--- Begin AVAILABLE DATA ---

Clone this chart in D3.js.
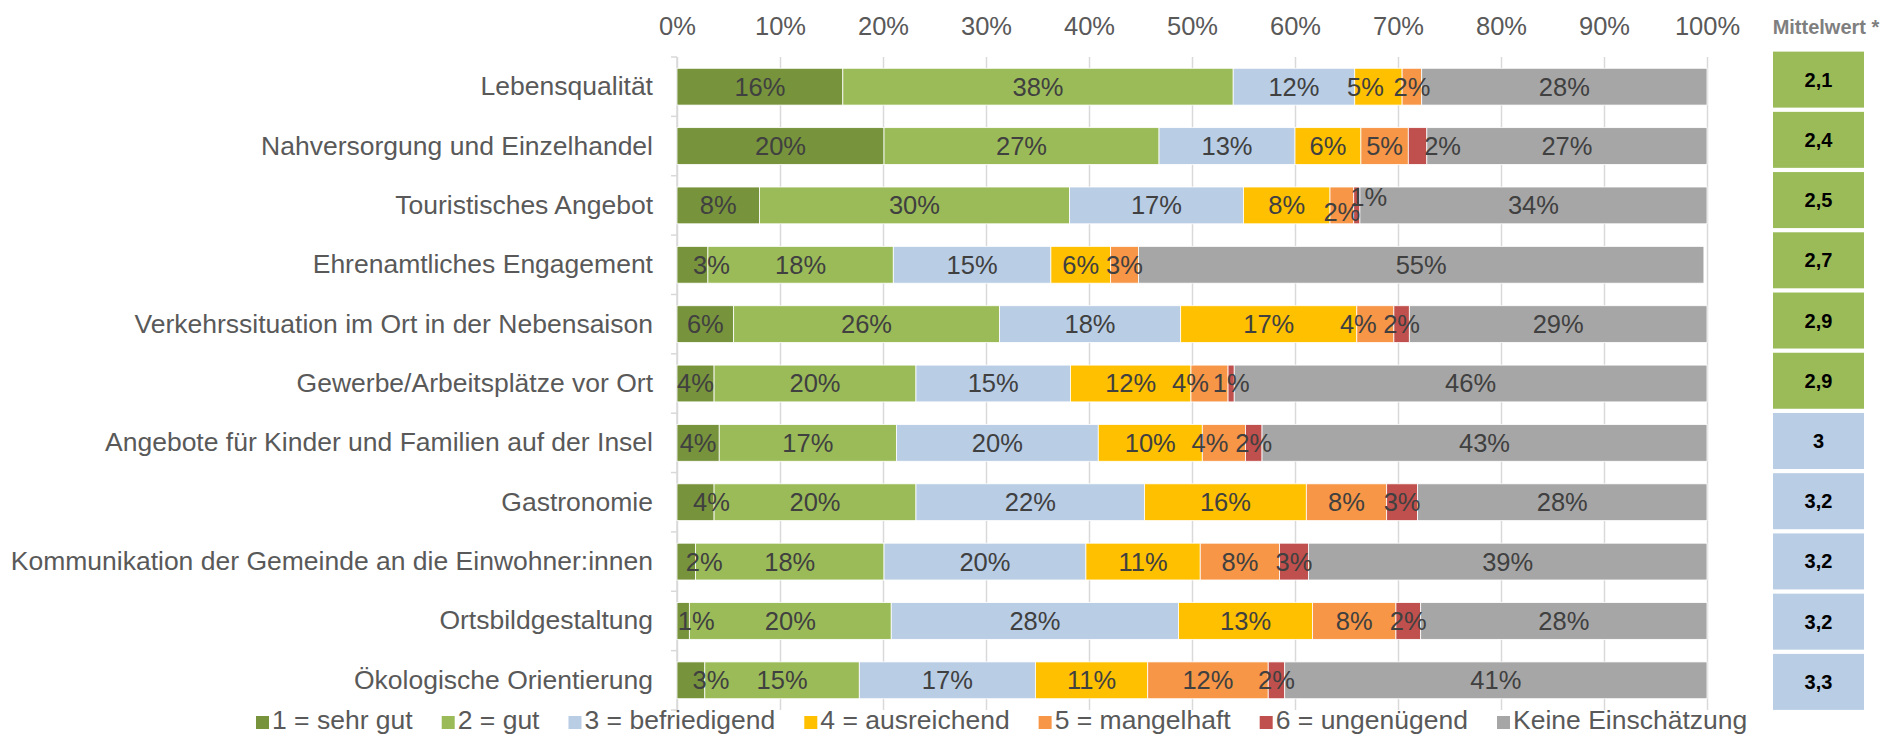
<!DOCTYPE html>
<html>
<head>
<meta charset="utf-8">
<script src="https://cdn.jsdelivr.net/npm/d3@7"></script>
<style>
  body { margin: 0; background: #fff; }
  svg text { font-family: "Liberation Sans", Arial, sans-serif; }
</style>
</head>
<body>
<div id="chart"></div>
<script>

// categories (top to bottom)
var categories = [
    "Lebensqualität",
    "Nahversorgung und Einzelhandel",
    "Touristisches Angebot",
    "Ehrenamtliches Engagement",
    "Verkehrssituation im Ort in der Nebensaison",
    "Gewerbe/Arbeitsplätze vor Ort",
    "Angebote für Kinder und Familien auf der Insel",
    "Gastronomie",
    "Kommunikation der Gemeinde an die Einwohner:innen",
    "Ortsbildgestaltung",
    "Ökologische Orientierung"
];

var seriesNames = ["1 = sehr gut", "2 = gut", "3 = befriedigend", "4 = ausreichend",
    "5 = mangelhaft", "6 = ungenügend", "Keine Einschätzung"];

// shares in percent
var sehrGut            = [16.1, 20.1,  8.0,  3.0,  5.5,  3.6,  4.1,  3.6,  1.8,  1.2,  2.7];
var gut                = [37.9, 26.7, 30.1, 18.0, 25.8, 19.6, 17.2, 19.6, 18.3, 19.6, 15.0];
var befriedigend       = [11.8, 13.2, 16.9, 15.3, 17.6, 15.0, 19.6, 22.2, 19.6, 27.9, 17.1];
var ausreichend        = [ 4.6,  6.4,  8.4,  5.8, 17.1, 11.7, 10.1, 15.7, 11.1, 13.0, 10.9];
var mangelhaft         = [ 1.9,  4.6,  2.3,  2.7,  3.6,  3.6,  4.2,  7.8,  7.7,  8.1, 11.7];
var ungenuegend        = [ 0.0,  1.8,  0.6,  0.0,  1.5,  0.6,  1.6,  3.0,  2.8,  2.4,  1.6];
var keineEinschaetzung = [27.7, 27.2, 33.7, 54.9, 28.9, 45.9, 43.2, 28.1, 38.7, 27.8, 41.0];

var mittelwert = ["2,1", "2,4", "2,5", "2,7", "2,9", "2,9", "3", "3,2", "3,2", "3,2", "3,3"];

var xTicks = [0, 10, 20, 30, 40, 50, 60, 70, 80, 90, 100];


StackedBarChart = function(_parentElement){
    this.parentElement = _parentElement;
    this.displayData = [];

    this.initVis();
}

StackedBarChart.prototype.initVis = function(){
    var vis = this;

    vis.width = 1886;
    vis.height = 735;

    vis.svg = d3.select("#" + vis.parentElement).append("svg")
        .attr("width", vis.width)
        .attr("height", vis.height);

    vis.colors = ["#77933C", "#9BBB59", "#B9CDE5", "#FFC000", "#F79646", "#C0504D", "#A6A6A6"];

    // Excel moved a few labels to avoid overlaps
    vis.nudge = {
        "0-3": [-13, 0], "1-5": [25, 0], "2-4": [0, 7], "2-5": [12, -8],
        "3-0": [19, 0], "4-4": [-17, 0], "5-4": [-19, 0], "6-4": [-14, 0],
        "7-0": [16, 0], "8-0": [18, 0], "9-0": [13, 0], "10-0": [20, 0]
    };

    vis.x = d3.scaleLinear()
        .domain([0, 100])
        .range([677, 1707]);

    vis.y = d3.scaleBand()
        .domain(categories)
        .range([57, 710])
        .paddingInner(0.38)
        .paddingOuter(0.19);

    vis.yBox = d3.scaleBand()
        .domain(categories)
        .range([49.5, 712])
        .paddingInner(0.07)
        .paddingOuter(0.035);

    vis.xAxis = d3.axisTop(vis.x)
        .tickValues(xTicks)
        .tickFormat(function(d) { return d + "%"; })
        .tickSize(-(710 - 57))
        .tickPadding(22);

    vis.yAxis = d3.axisLeft(vis.y)
        .tickSize(0)
        .tickPadding(24);

    vis.wrangleData();
}

StackedBarChart.prototype.wrangleData = function(){
    var vis = this;

    var cols = [sehrGut, gut, befriedigend, ausreichend, mangelhaft, ungenuegend, keineEinschaetzung];

    vis.displayData = categories.map(function(c, i) {
        var x0 = 0;
        return {
            category: c,
            index: i,
            segments: cols.map(function(col, s) {
                var seg = {series: s, start: x0, value: col[i]};
                x0 += col[i];
                return seg;
            })
        };
    });

    vis.updateVis();
}

StackedBarChart.prototype.updateVis = function(){
    var vis = this;

    // grid + percent labels
    var gx = vis.svg.append("g")
        .attr("class", "x-axis axis")
        .attr("transform", "translate(0,57)")
        .call(vis.xAxis);
    gx.select(".domain").remove();
    gx.selectAll("line").attr("stroke", "#D9D9D9").attr("stroke-width", 1.5);
    gx.selectAll("text")
        .attr("fill", "#595959")
        .style("font-size", "25.5px");

    // category axis line with boundary ticks
    var step = vis.y.step();
    var bounds = d3.range(categories.length + 1).map(function(i) { return 57 + i * step; });
    vis.svg.append("line")
        .attr("x1", vis.x(0)).attr("x2", vis.x(0))
        .attr("y1", 57).attr("y2", 710)
        .attr("stroke", "#D9D9D9").attr("stroke-width", 1.5);
    vis.svg.selectAll(".ytick")
        .data(bounds)
        .enter().append("line")
        .attr("class", "ytick")
        .attr("x1", vis.x(0) - 6).attr("x2", vis.x(0))
        .attr("y1", function(d) { return d; }).attr("y2", function(d) { return d; })
        .attr("stroke", "#D9D9D9").attr("stroke-width", 1.5);

    var gy = vis.svg.append("g")
        .attr("class", "y-axis axis")
        .attr("transform", "translate(" + vis.x(0) + ",0)")
        .call(vis.yAxis);
    gy.select(".domain").remove();
    gy.selectAll("text")
        .attr("fill", "#595959")
        .style("font-size", "26.5px");

    // bars
    var rows = vis.svg.selectAll(".row")
        .data(vis.displayData)
        .enter().append("g")
        .attr("class", "row")
        .attr("transform", function(d) { return "translate(0," + vis.y(d.category) + ")"; });

    rows.selectAll(".bar")
        .data(function(d) { return d.segments.filter(function(s) { return s.value > 0; }); })
        .enter().append("rect")
        .attr("class", "bar")
        .attr("x", function(d) { return vis.x(d.start); })
        .attr("width", function(d) { return vis.x(d.start + d.value) - vis.x(d.start); })
        .attr("height", vis.y.bandwidth())
        .attr("fill", function(d) { return vis.colors[d.series]; })
        .attr("stroke", "#fff")
        .attr("stroke-width", 0.8);

    rows.selectAll(".lbl")
        .data(function(r) {
            return r.segments.filter(function(s) { return s.value > 0; })
                .map(function(s) { s.row = r.index; return s; });
        })
        .enter().append("text")
        .attr("class", "lbl")
        .attr("x", function(d) {
            var n = vis.nudge[d.row + "-" + d.series];
            return vis.x(d.start + d.value / 2) + (n ? n[0] : 0);
        })
        .attr("y", function(d) {
            var n = vis.nudge[d.row + "-" + d.series];
            return vis.y.bandwidth() / 2 + (n ? n[1] : 0);
        })
        .attr("dy", "0.35em")
        .attr("text-anchor", "middle")
        .attr("fill", "#404040")
        .style("font-size", "25.5px")
        .text(function(d) { return Math.round(d.value) + "%"; });

    // Mittelwert column
    vis.svg.append("text")
        .attr("x", 1826)
        .attr("y", 34)
        .attr("text-anchor", "middle")
        .attr("fill", "#7F7F7F")
        .style("font-size", "20px")
        .style("font-weight", "bold")
        .text("Mittelwert *");

    var boxes = vis.svg.selectAll(".box")
        .data(vis.displayData)
        .enter().append("g")
        .attr("class", "box")
        .attr("transform", function(d) { return "translate(1773," + vis.yBox(d.category) + ")"; });

    boxes.append("rect")
        .attr("width", 91)
        .attr("height", vis.yBox.bandwidth())
        .attr("fill", function(d) {
            return parseFloat(mittelwert[d.index].replace(",", ".")) < 3 ? "#9BBB59" : "#B9CDE5";
        });

    boxes.append("text")
        .attr("x", 45.5)
        .attr("y", vis.yBox.bandwidth() / 2)
        .attr("dy", "0.35em")
        .attr("text-anchor", "middle")
        .attr("fill", "#000")
        .style("font-size", "20px")
        .style("font-weight", "bold")
        .text(function(d) { return mittelwert[d.index]; });

    // legend
    var legend = vis.svg.append("g").attr("class", "legend");
    var lx = 256;
    seriesNames.forEach(function(name, i) {
        legend.append("rect")
            .attr("x", lx).attr("y", 716)
            .attr("width", 13).attr("height", 13)
            .attr("fill", vis.colors[i]);
        var t = legend.append("text")
            .attr("x", lx + 16).attr("y", 729)
            .attr("fill", "#595959")
            .style("font-size", "26.5px")
            .text(name);
        lx += 16 + t.node().getComputedTextLength() + 29;
    });
}

new StackedBarChart("chart");

</script>
</body>
</html>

--- End AVAILABLE DATA ---

INSTRUCTIONS TO FOLLOW: Every line from the start of the listing above through the line with "vis.height = 735;" should be repeated exactly; skip the pictures and add nothing else.

ANSWER FOR THIS EXERCISE:
Clone this chart in D3.js.
<!DOCTYPE html>
<html>
<head>
<meta charset="utf-8">
<script src="https://cdn.jsdelivr.net/npm/d3@7"></script>
<style>
  body { margin: 0; background: #fff; }
  svg text { font-family: "Liberation Sans", Arial, sans-serif; }
</style>
</head>
<body>
<div id="chart"></div>
<script>

// categories (top to bottom)
var categories = [
    "Lebensqualität",
    "Nahversorgung und Einzelhandel",
    "Touristisches Angebot",
    "Ehrenamtliches Engagement",
    "Verkehrssituation im Ort in der Nebensaison",
    "Gewerbe/Arbeitsplätze vor Ort",
    "Angebote für Kinder und Familien auf der Insel",
    "Gastronomie",
    "Kommunikation der Gemeinde an die Einwohner:innen",
    "Ortsbildgestaltung",
    "Ökologische Orientierung"
];

var seriesNames = ["1 = sehr gut", "2 = gut", "3 = befriedigend", "4 = ausreichend",
    "5 = mangelhaft", "6 = ungenügend", "Keine Einschätzung"];

// shares in percent
var sehrGut            = [16.1, 20.1,  8.0,  3.0,  5.5,  3.6,  4.1,  3.6,  1.8,  1.2,  2.7];
var gut                = [37.9, 26.7, 30.1, 18.0, 25.8, 19.6, 17.2, 19.6, 18.3, 19.6, 15.0];
var befriedigend       = [11.8, 13.2, 16.9, 15.3, 17.6, 15.0, 19.6, 22.2, 19.6, 27.9, 17.1];
var ausreichend        = [ 4.6,  6.4,  8.4,  5.8, 17.1, 11.7, 10.1, 15.7, 11.1, 13.0, 10.9];
var mangelhaft         = [ 1.9,  4.6,  2.3,  2.7,  3.6,  3.6,  4.2,  7.8,  7.7,  8.1, 11.7];
var ungenuegend        = [ 0.0,  1.8,  0.6,  0.0,  1.5,  0.6,  1.6,  3.0,  2.8,  2.4,  1.6];
var keineEinschaetzung = [27.7, 27.2, 33.7, 54.9, 28.9, 45.9, 43.2, 28.1, 38.7, 27.8, 41.0];

var mittelwert = ["2,1", "2,4", "2,5", "2,7", "2,9", "2,9", "3", "3,2", "3,2", "3,2", "3,3"];

var xTicks = [0, 10, 20, 30, 40, 50, 60, 70, 80, 90, 100];


StackedBarChart = function(_parentElement){
    this.parentElement = _parentElement;
    this.displayData = [];

    this.initVis();
}

StackedBarChart.prototype.initVis = function(){
    var vis = this;

    vis.width = 1886;
    vis.height = 735;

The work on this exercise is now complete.